ENGLISH 201: CHAUCER’S CANTERBURY TALES                                 FIRST ESSAY ASSIGNMENT

GRADY                                                                                                               SPRING 2015

 

            Essays on one of the topics below should be double-spaced (one-inch margins/12-point type) and five to six pages (±1500 words) in length. Be sure to refer as helpfully and specifically as possible to the texts upon which you're basing your argument--and be sure to have an argument or thesis. Your essay should have an original title, and it should not use the word “relatable.”  Essays are due by SATURDAY, APRIL 25; electronic submissions are strongly preferred (fgrady@carleton.edu).

 

 

1. Design your own topic, of suitable specificity and sophistication, about something that interests you in the portion of the Canterbury Tales we’ve read so far.  A brief consultation with the instructor is required; talking with one another is recommended, too, and I’d like to receive a paragraph or email describing your topic by Wednesday, April 13.

                                                                                             

2. Critics have described how Thebes and its citizens always represent a principle of disorder in Chaucer’s poetry, a theme to which he repeatedly returns.  With the contrast of Thebes and Athens in mind, write an essay about order and disorder in the Knight’s Tale.

 

3. The narrator of the Knight’s Tale is addicted to the occupatio, which in one sense is not surprising, given its much longer source in Boccaccio’s Teseida. Is his use of the device thematically consistent?  That is, does the Knight tend to use the occupatio to condense or skip over a specific kind of material—and if so, what does that habit tell us about his attitude or his angle towards his material?

 

4.  (a) The Knight’s Tale explicitly and successfully celebrates healing power of chivalric ritual and its capacity to bring order to a world beset by chaotic and sometimes malign forces. Doesn’t it?

or

 

     (b) Theseus in the Knight’s Tale: principled spokesman for the chivalric life in his efforts to bring order to a chaotic world, or crypto-fascist control freak devoted to conquest?

 

5. Hippolyta and Emelye are Amazons, or so we’re told, hardy participants in “the grete bataille for the nones / Bitwixen Atthenes and Amazones.”  What in the world happens to them?

 

6. Survey the portraits of the religious folk described in the General Prologue (Prioresse, Monk, Friar, Clerk, Parson, Summoner, Pardoner) and, knowing that later developments may make you want to change your mind, hazard some opinions about the nature of Chaucerian anticlericalism. 

 

7.  The Canterbury Tales may be fragmentary and incomplete, but the fragments themselves often have a certain thematic unity.  Write an essay about the common themes, characters, plot elements, images, and other devices—some of them, anyway--that help to unify Fragment I (Prologue, Knight, Miller, and  Reeve).

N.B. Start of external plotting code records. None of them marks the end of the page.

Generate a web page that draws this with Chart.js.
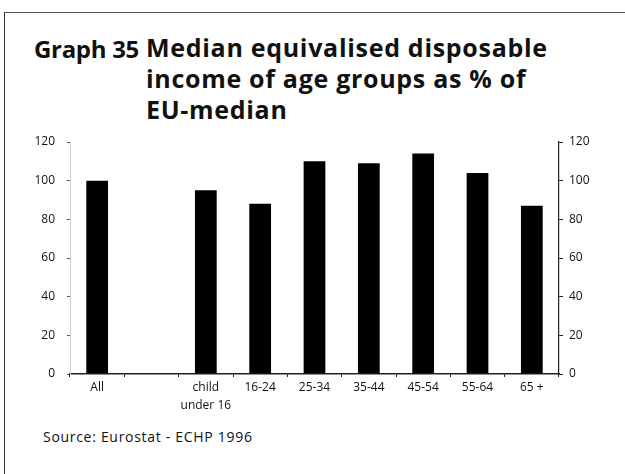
<!DOCTYPE html>
<html>
<head>
<meta charset="utf-8">
<script src="https://cdn.jsdelivr.net/npm/chart.js@4.4.1/dist/chart.umd.min.js"></script>
<style>
  html, body { margin: 0; padding: 0; background: #fff; }
  body { width: 625px; height: 474px; position: relative; overflow: hidden; font-family: "Open Sans", sans-serif; color: #111; }
  .frame { position: absolute; left: 4px; top: 12px; width: 700px; height: 500px; border-left: 1.5px solid #333; border-top: 1px solid #555; }
  .num { position: absolute; left: 34px; top: 33px; font-weight: 700; font-size: 24px; line-height: 31px; letter-spacing: -0.3px; }
  .title { position: absolute; left: 146px; top: 32px; font-weight: 700; font-size: 25px; line-height: 31px; letter-spacing: 0.7px; }
  .source { position: absolute; left: 43px; top: 427px; font-size: 14px; letter-spacing: 0.7px; }
  canvas { position: absolute; left: 0; top: 0; }
</style>
</head>
<body>
<div class="frame"></div>
<div class="num">Graph 35</div>
<div class="title">Median equivalised disposable<br>income of age groups as % of<br>EU-median</div>
<div class="source">Source: Eurostat - ECHP 1996</div>
<canvas id="chart" width="625" height="474"></canvas>
<script>
// age groups, the second slot is left empty in the original
const categories = ['All', '', ['child', 'under 16'], '16-24', '25-34', '35-44', '45-54', '55-64', '65 +'];
const medianIncome = [100, null, 95, 88, 110, 109, 114, 104, 87];
const yTicks = [0, 20, 40, 60, 80, 100, 120];

const tickFont = { family: 'Open Sans', size: 12 };

new Chart(document.getElementById('chart'), {
  type: 'bar',
  data: {
    labels: categories,
    datasets: [{
      label: 'Median income (% of EU-median)',
      data: medianIncome,
      backgroundColor: '#000',
      borderWidth: 0,
      barPercentage: 0.4,
      categoryPercentage: 1
    }]
  },
  options: {
    responsive: false,
    animation: false,
    layout: { padding: { top: 142, left: 0, right: 0, bottom: 0 } },
    plugins: {
      legend: { display: false },
      tooltip: { enabled: false }
    },
    scales: {
      x: {
        grid: { drawOnChartArea: false, drawTicks: true, tickLength: 3, color: '#222' },
        border: { color: '#222', width: 1.5 },
        ticks: { color: '#111', font: { family: 'Open Sans', size: 12, lineHeight: 1.45 }, padding: 2, maxRotation: 0, autoSkip: false },
        afterFit: function(scale) { scale.height = 100; }
      },
      y: {
        position: 'left',
        min: 0,
        max: 120,
        afterBuildTicks: function(scale) { scale.ticks = yTicks.map(v => ({ value: v })); },
        grid: { drawOnChartArea: false, drawTicks: true, tickLength: 3, color: '#555' },
        border: { color: '#ccc', width: 1 },
        ticks: { color: '#111', font: tickFont, padding: 12 },
        afterFit: function(scale) { scale.width = 70; }
      },
      y1: {
        position: 'right',
        min: 0,
        max: 120,
        afterBuildTicks: function(scale) { scale.ticks = yTicks.map(v => ({ value: v })); },
        grid: { drawOnChartArea: false, drawTicks: true, tickLength: 4, color: '#222' },
        border: { color: '#222', width: 1.2 },
        ticks: { color: '#111', font: tickFont, padding: 6 },
        afterFit: function(scale) { scale.width = 66; }
      }
    }
  }
});
</script>
</body>
</html>
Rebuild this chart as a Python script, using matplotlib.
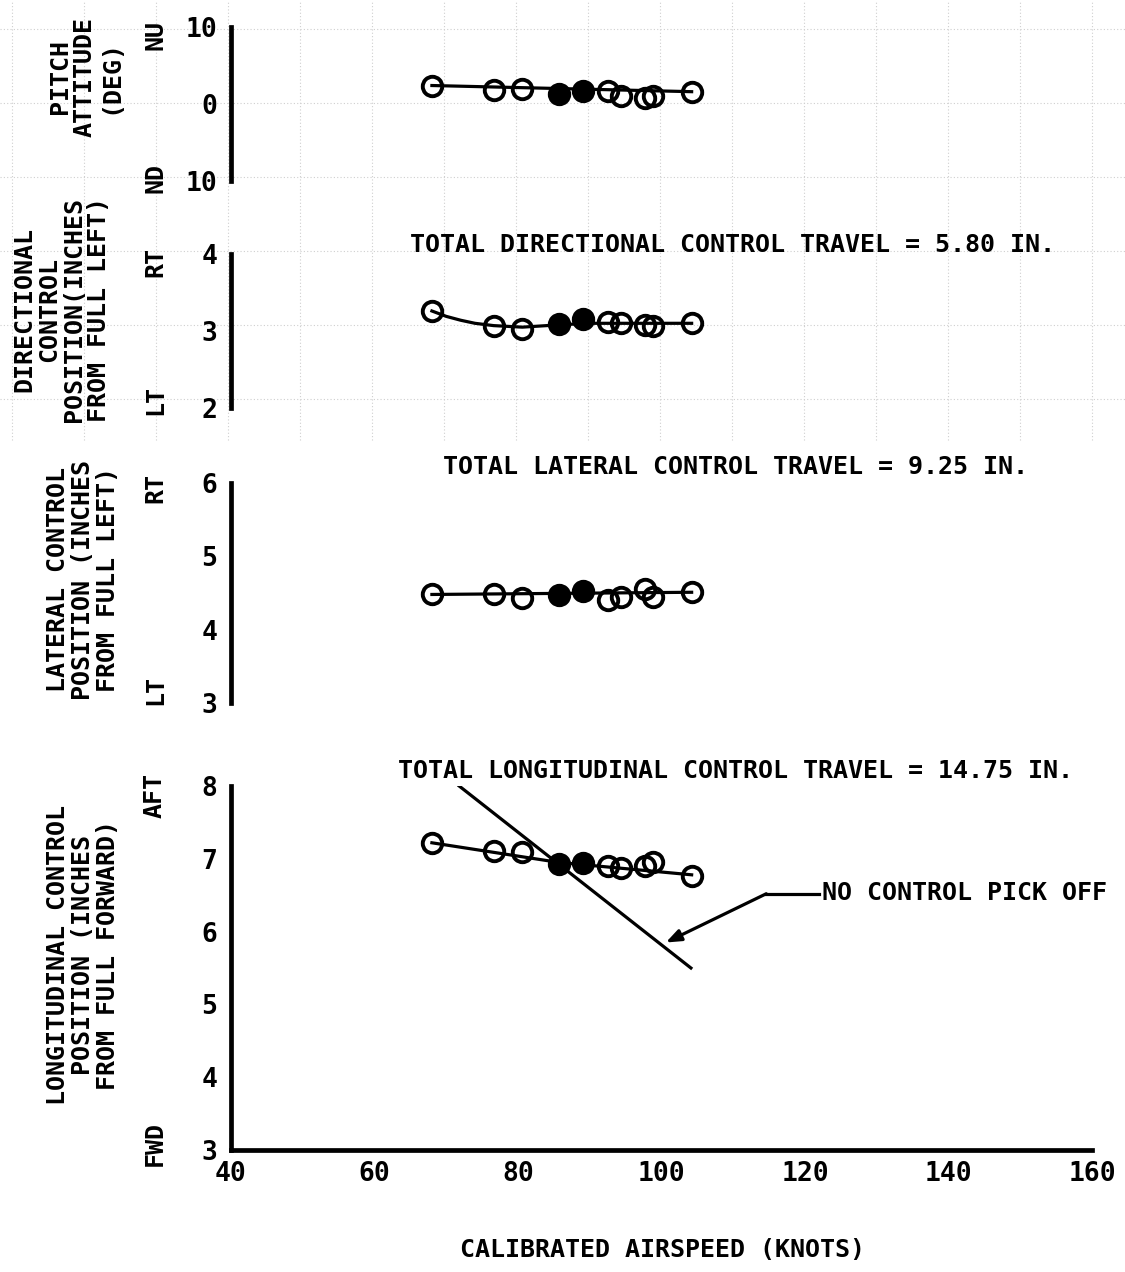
import matplotlib
matplotlib.use("Agg")
import matplotlib.pyplot as plt
from matplotlib.lines import Line2D

# Flight-test trim data: control positions vs calibrated airspeed
airspeed = [68.0, 76.6, 80.6, 85.7, 89.0, 92.6, 94.3, 97.7, 98.8, 104.2]
solid = [False, False, False, True, True, False, False, False, False, False]

pitch = [2.4, 1.8, 2.0, 1.35, 1.75, 1.75, 1.1, 0.8, 1.1, 1.6]
directional = [3.26, 3.06, 3.02, 3.09, 3.16, 3.12, 3.10, 3.08, 3.07, 3.10]
lateral = [4.48, 4.49, 4.43, 4.47, 4.53, 4.41, 4.45, 4.56, 4.45, 4.51]
longitudinal = [7.22, 7.11, 7.10, 6.93, 6.94, 6.90, 6.87, 6.90, 6.95, 6.77]

# faired curves drawn through the points
pitch_fair_x = [68.0, 104.2]
pitch_fair_y = [2.4, 1.6]
dir_fair_x = [68.0, 70.0, 72.0, 74.0, 76.6, 80.6, 85.7, 90.0, 104.2]
dir_fair_y = [3.26, 3.19, 3.14, 3.10, 3.07, 3.05, 3.08, 3.10, 3.10]
lat_fair_x = [68.0, 104.2]
lat_fair_y = [4.48, 4.51]
long_fair_x = [68.0, 85.7, 104.2]
long_fair_y = [7.22, 6.95, 6.78]

# longitudinal position with no control pick off
pickoff_x = [71.8, 104.1]
pickoff_y = [8.0, 5.5]

W, H = 1125, 1272
FONT = ["DejaVu Sans Mono", "DejaVu Sans"]
plt.rcParams["font.family"] = FONT
plt.rcParams["font.weight"] = "bold"


def px(x, y):
    return x / W, 1 - y / H


def make_axes(fig, top, bottom, ylim, yticks, yticklabels, show_x=False):
    left, right = 231, 1092
    ax = fig.add_axes([left / W, 1 - bottom / H, (right - left) / W, (bottom - top) / H])
    ax.set_xlim(40, 160)
    ax.set_ylim(*ylim)
    ax.patch.set_alpha(0)
    for side in ("top", "right"):
        ax.spines[side].set_visible(False)
    ax.spines["left"].set_linewidth(3.4)
    ax.set_yticks(yticks)
    ax.set_yticklabels(yticklabels, fontsize=19, fontweight="bold")
    ax.tick_params(axis="y", length=0, pad=10)
    if show_x:
        ax.spines["bottom"].set_linewidth(3.4)
        ax.set_xticks([40, 60, 80, 100, 120, 140, 160])
        ax.tick_params(axis="x", length=0, pad=8, labelsize=19)
        for lab in ax.get_xticklabels():
            lab.set_fontweight("bold")
    else:
        ax.spines["bottom"].set_visible(False)
        ax.set_xticks([])
    return ax


def draw_series(ax, fx, fy, values):
    ax.plot(fx, fy, color="black", lw=2.3, zorder=3)
    for x, y, s in zip(airspeed, values, solid):
        ax.plot(x, y, marker="o", ms=14, mew=2.8, mec="black",
                mfc="black" if s else "none", zorder=4)


fig = plt.figure(figsize=(W / 100, H / 100), dpi=100)

# faint graph-paper rulings across the upper part of the sheet
grid_kw = dict(color="#cfcfcf", lw=0.8, linestyle=(0, (1, 2)), zorder=0)
for gx in range(12, W, 72):
    fig.add_artist(Line2D([gx / W, gx / W], [1 - 440 / H, 1], **grid_kw))
for gy in range(29, 440, 74):
    fig.add_artist(Line2D([0, 1], [1 - gy / H, 1 - gy / H], **grid_kw))

ax1 = make_axes(fig, 27, 181, (-10, 10), [10, 0, -10], ["10", "0", "10"])
draw_series(ax1, pitch_fair_x, pitch_fair_y, pitch)

ax2 = make_axes(fig, 254, 408, (2, 4), [4, 3, 2], ["4", "3", "2"])
draw_series(ax2, dir_fair_x, dir_fair_y, directional)

ax3 = make_axes(fig, 483, 703, (3, 6), [6, 5, 4, 3], ["6", "5", "4", "3"])
draw_series(ax3, lat_fair_x, lat_fair_y, lateral)

ax4 = make_axes(fig, 786, 1150, (3, 8), [8, 7, 6, 5, 4, 3],
                ["8", "7", "6", "5", "4", "3"], show_x=True)
draw_series(ax4, long_fair_x, long_fair_y, longitudinal)
ax4.plot(pickoff_x, pickoff_y, color="black", lw=2.3, zorder=3)

# leader for the pick-off note
ax4.plot([122.0, 114.6], [6.52, 6.52], color="black", lw=2.3, clip_on=False)
ax4.annotate("", xy=(100.6, 5.85), xytext=(114.6, 6.52),
             arrowprops=dict(arrowstyle="-|>,head_length=0.9,head_width=0.35",
                             color="black", lw=2.3, shrinkA=0, shrinkB=0))

txt = dict(fontsize=18, fontweight="bold", color="black")

fig.text(*px(410, 245), "TOTAL DIRECTIONAL CONTROL TRAVEL = 5.80 IN.", va="center", **txt)
fig.text(*px(443, 467), "TOTAL LATERAL CONTROL TRAVEL = 9.25 IN.", va="center", **txt)
fig.text(*px(398, 771), "TOTAL LONGITUDINAL CONTROL TRAVEL = 14.75 IN.", va="center", **txt)
fig.text(*px(822, 893), "NO CONTROL PICK OFF", va="center", **txt)
fig.text(*px(662, 1250), "CALIBRATED AIRSPEED (KNOTS)", ha="center", va="center", **txt)

ylab = dict(rotation=90, ha="center", va="center", multialignment="center",
            linespacing=1.05, **txt)
fig.text(*px(85, 77), "PITCH\nATTITUDE\n(DEG)", **ylab)
fig.text(*px(62, 310), "DIRECTIONAL\nCONTROL\nPOSITION(INCHES\nFROM FULL LEFT)", **ylab)
fig.text(*px(83, 580), "LATERAL CONTROL\nPOSITION (INCHES\nFROM FULL LEFT)", **ylab)
fig.text(*px(83, 955), "LONGITUDINAL CONTROL\nPOSITION (INCHES\nFROM FULL FORWARD)", **ylab)

# direction sense words beside each scale
for word, y in [("NU", 35), ("ND", 178), ("RT", 262), ("LT", 400),
                ("RT", 488), ("LT", 690), ("AFT", 795), ("FWD", 1143)]:
    fig.text(*px(155, y), word, rotation=90, ha="center", va="center", **txt)

fig.savefig("out.png", dpi=100, facecolor="white")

8. Another version of #7: The good feeling and fellowship that characterizes the pilgrims at the end of the General Prologue seems to vanish pretty quickly once the tale-telling contest begins--the Miller at once tries to "quite" the Knight's Tale, and is in return the victim of the Reeve's "quiting." Discuss the ways (structural, verbal, thematic) in which the Reeve's Tale responds to the Miller's Tale, and comment on the process of "quiting" as it manifests itself in the Fragment I of the Tales.

9. Yet one more version: some critics would argue (look, for example, at the remarks by Lochrie and Hansen here) that one of the things that unifies the first fragment of the Tales is the way that the tales represent women: that is, when it comes women’s roles, the division between romance and fabliau is a distinction without a difference.  Comment on/argue about this claim.